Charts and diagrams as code

(begin)

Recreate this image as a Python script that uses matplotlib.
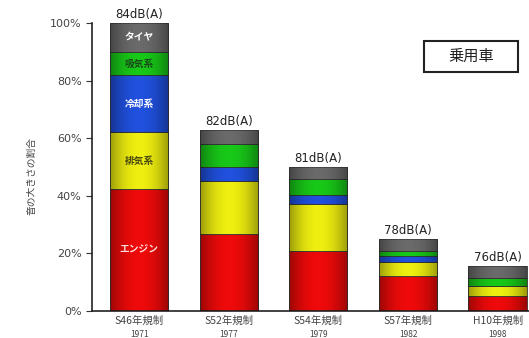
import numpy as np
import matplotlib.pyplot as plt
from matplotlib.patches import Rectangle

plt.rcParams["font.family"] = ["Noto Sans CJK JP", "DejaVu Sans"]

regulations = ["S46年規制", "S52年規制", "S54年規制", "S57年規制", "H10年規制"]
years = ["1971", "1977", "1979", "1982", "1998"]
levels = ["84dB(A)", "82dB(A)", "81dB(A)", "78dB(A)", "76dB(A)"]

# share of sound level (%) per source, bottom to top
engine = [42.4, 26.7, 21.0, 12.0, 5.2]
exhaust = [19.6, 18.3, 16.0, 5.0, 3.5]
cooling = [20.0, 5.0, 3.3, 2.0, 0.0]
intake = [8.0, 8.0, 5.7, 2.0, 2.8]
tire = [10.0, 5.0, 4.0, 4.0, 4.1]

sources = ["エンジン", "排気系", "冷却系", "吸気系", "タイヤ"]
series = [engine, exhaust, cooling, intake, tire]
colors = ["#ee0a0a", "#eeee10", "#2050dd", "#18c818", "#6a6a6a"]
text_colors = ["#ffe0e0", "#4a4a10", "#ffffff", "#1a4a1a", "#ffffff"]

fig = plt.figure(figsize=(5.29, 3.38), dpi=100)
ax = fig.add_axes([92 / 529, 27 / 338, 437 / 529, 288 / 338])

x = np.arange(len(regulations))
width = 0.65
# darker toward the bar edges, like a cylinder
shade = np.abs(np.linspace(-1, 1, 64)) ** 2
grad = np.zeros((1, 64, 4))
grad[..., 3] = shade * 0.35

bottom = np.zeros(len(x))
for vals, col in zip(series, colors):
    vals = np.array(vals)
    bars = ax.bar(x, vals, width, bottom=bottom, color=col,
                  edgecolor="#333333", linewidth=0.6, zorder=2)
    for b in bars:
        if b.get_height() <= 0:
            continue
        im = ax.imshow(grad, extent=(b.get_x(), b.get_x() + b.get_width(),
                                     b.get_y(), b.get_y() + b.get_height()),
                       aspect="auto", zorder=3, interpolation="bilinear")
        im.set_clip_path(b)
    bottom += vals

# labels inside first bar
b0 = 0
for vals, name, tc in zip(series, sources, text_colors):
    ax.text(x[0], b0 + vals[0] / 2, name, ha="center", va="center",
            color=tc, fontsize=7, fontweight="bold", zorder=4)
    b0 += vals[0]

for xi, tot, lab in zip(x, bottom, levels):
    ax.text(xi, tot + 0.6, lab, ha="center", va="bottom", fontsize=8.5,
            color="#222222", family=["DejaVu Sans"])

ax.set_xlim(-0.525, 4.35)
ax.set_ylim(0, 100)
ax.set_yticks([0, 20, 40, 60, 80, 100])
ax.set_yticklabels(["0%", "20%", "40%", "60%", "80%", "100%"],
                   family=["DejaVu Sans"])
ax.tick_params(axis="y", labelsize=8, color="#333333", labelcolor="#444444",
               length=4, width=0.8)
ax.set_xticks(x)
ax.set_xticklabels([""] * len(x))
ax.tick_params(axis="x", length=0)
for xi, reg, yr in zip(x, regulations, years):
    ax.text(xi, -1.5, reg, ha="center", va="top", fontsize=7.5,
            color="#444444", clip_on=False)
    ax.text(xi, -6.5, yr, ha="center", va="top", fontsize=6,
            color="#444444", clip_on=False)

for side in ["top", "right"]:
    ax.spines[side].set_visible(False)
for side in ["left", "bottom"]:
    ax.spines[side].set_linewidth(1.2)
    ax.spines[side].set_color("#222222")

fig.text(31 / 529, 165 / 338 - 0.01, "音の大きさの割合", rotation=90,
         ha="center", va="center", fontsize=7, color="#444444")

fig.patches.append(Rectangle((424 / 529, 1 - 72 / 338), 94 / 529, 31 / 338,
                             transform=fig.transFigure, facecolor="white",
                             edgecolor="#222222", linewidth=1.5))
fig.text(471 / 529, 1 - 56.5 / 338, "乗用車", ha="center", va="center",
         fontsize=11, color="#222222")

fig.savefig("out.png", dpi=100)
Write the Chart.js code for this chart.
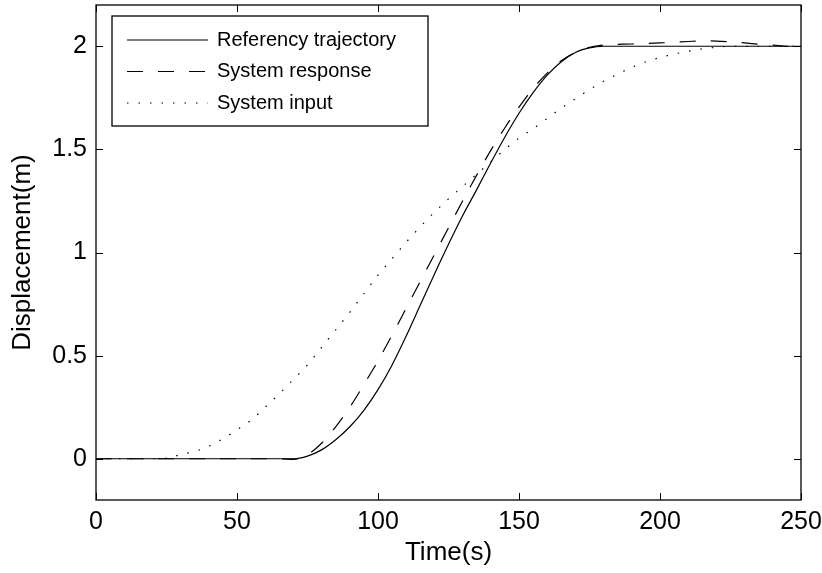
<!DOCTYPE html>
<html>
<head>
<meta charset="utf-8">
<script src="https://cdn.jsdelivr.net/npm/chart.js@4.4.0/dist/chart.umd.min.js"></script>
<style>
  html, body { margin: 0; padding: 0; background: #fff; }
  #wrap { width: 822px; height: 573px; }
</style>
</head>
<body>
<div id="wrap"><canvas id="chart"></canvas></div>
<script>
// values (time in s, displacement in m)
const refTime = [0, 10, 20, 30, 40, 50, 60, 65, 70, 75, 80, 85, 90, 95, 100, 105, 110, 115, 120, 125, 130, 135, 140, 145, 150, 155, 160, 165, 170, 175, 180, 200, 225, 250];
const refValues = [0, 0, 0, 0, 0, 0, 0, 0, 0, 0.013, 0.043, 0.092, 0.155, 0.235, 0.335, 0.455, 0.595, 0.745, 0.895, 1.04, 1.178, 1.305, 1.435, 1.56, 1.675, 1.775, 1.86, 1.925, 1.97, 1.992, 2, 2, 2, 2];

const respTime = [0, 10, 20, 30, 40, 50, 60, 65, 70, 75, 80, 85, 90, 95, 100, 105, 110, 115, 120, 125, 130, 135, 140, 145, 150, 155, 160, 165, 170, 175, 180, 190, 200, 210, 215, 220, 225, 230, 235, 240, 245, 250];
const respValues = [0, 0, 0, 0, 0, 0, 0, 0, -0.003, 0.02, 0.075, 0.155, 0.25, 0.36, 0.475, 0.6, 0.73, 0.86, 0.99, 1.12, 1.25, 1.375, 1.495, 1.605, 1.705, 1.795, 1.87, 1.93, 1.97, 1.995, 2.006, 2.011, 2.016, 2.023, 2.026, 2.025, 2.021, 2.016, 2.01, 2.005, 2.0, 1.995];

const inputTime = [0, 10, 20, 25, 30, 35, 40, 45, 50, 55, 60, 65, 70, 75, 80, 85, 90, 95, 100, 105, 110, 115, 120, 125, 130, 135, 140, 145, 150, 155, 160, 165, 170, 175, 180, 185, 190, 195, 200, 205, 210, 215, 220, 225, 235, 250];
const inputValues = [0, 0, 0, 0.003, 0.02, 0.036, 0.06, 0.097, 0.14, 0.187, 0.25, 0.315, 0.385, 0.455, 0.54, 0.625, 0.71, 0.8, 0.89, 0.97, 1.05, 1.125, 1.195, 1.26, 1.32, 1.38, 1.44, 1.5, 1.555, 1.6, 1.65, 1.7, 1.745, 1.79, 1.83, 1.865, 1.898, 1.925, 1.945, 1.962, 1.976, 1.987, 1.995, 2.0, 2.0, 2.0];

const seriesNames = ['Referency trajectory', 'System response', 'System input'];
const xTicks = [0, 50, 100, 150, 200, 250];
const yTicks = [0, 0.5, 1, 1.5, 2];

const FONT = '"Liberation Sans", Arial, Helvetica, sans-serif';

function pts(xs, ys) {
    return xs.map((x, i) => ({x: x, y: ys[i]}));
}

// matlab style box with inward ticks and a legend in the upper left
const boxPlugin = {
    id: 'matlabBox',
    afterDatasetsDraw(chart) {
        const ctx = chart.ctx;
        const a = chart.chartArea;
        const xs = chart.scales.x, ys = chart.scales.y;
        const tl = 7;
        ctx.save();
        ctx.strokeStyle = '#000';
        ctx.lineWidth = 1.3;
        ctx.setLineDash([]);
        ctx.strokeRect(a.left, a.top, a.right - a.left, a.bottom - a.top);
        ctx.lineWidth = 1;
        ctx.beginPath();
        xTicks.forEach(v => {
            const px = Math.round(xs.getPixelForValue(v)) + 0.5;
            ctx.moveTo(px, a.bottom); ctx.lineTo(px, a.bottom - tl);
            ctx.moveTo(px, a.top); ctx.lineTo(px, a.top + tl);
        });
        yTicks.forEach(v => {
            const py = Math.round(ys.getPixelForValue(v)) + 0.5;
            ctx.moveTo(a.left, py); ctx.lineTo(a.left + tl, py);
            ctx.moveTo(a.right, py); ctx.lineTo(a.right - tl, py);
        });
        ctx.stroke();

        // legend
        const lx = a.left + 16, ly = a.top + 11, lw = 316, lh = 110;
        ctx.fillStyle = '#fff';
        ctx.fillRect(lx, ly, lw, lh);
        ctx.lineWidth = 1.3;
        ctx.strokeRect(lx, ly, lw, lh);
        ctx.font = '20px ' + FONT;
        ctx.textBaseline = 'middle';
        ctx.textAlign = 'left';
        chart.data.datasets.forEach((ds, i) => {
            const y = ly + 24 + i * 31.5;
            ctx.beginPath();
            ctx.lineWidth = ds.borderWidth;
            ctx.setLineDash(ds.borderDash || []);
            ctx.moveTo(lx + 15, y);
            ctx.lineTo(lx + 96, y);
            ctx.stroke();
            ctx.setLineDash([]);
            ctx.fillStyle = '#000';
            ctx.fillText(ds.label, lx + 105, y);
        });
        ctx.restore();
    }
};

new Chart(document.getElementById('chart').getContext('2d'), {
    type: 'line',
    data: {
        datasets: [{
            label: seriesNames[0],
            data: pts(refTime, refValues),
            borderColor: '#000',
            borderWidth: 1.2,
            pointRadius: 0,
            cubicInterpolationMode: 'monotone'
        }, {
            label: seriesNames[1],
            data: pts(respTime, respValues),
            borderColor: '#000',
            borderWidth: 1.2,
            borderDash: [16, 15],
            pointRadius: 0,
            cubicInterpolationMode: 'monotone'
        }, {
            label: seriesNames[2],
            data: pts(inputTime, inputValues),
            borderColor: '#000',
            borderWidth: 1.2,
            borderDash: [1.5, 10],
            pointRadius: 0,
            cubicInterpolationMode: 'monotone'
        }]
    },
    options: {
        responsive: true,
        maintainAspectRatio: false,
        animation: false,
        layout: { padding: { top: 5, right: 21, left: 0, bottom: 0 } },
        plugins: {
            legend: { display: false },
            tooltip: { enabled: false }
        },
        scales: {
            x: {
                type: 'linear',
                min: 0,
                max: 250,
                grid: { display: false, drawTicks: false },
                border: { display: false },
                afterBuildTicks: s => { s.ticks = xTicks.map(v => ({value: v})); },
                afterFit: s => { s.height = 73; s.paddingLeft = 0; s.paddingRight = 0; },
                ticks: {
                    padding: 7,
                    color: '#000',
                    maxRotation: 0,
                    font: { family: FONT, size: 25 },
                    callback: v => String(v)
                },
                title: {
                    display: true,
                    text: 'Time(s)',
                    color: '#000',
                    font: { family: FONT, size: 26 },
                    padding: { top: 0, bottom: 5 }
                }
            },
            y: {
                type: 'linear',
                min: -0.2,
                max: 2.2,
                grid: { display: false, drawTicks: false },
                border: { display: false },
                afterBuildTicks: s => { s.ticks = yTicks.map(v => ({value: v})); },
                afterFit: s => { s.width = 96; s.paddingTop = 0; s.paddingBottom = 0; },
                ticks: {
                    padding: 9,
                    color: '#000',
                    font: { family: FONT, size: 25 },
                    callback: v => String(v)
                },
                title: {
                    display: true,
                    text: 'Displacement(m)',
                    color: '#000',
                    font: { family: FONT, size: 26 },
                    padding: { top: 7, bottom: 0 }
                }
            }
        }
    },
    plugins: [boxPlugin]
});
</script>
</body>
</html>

(end)

Goal of the exercise
Repeat, with no pictures, exactly the lines from the one containing "Write the Chart.js code for this chart." through the one containing "2.005, 2.0, 1.995];", the first and last included.

Reply to the task
Write the Chart.js code for this chart.
<!DOCTYPE html>
<html>
<head>
<meta charset="utf-8">
<script src="https://cdn.jsdelivr.net/npm/chart.js@4.4.0/dist/chart.umd.min.js"></script>
<style>
  html, body { margin: 0; padding: 0; background: #fff; }
  #wrap { width: 822px; height: 573px; }
</style>
</head>
<body>
<div id="wrap"><canvas id="chart"></canvas></div>
<script>
// values (time in s, displacement in m)
const refTime = [0, 10, 20, 30, 40, 50, 60, 65, 70, 75, 80, 85, 90, 95, 100, 105, 110, 115, 120, 125, 130, 135, 140, 145, 150, 155, 160, 165, 170, 175, 180, 200, 225, 250];
const refValues = [0, 0, 0, 0, 0, 0, 0, 0, 0, 0.013, 0.043, 0.092, 0.155, 0.235, 0.335, 0.455, 0.595, 0.745, 0.895, 1.04, 1.178, 1.305, 1.435, 1.56, 1.675, 1.775, 1.86, 1.925, 1.97, 1.992, 2, 2, 2, 2];

const respTime = [0, 10, 20, 30, 40, 50, 60, 65, 70, 75, 80, 85, 90, 95, 100, 105, 110, 115, 120, 125, 130, 135, 140, 145, 150, 155, 160, 165, 170, 175, 180, 190, 200, 210, 215, 220, 225, 230, 235, 240, 245, 250];
const respValues = [0, 0, 0, 0, 0, 0, 0, 0, -0.003, 0.02, 0.075, 0.155, 0.25, 0.36, 0.475, 0.6, 0.73, 0.86, 0.99, 1.12, 1.25, 1.375, 1.495, 1.605, 1.705, 1.795, 1.87, 1.93, 1.97, 1.995, 2.006, 2.011, 2.016, 2.023, 2.026, 2.025, 2.021, 2.016, 2.01, 2.005, 2.0, 1.995];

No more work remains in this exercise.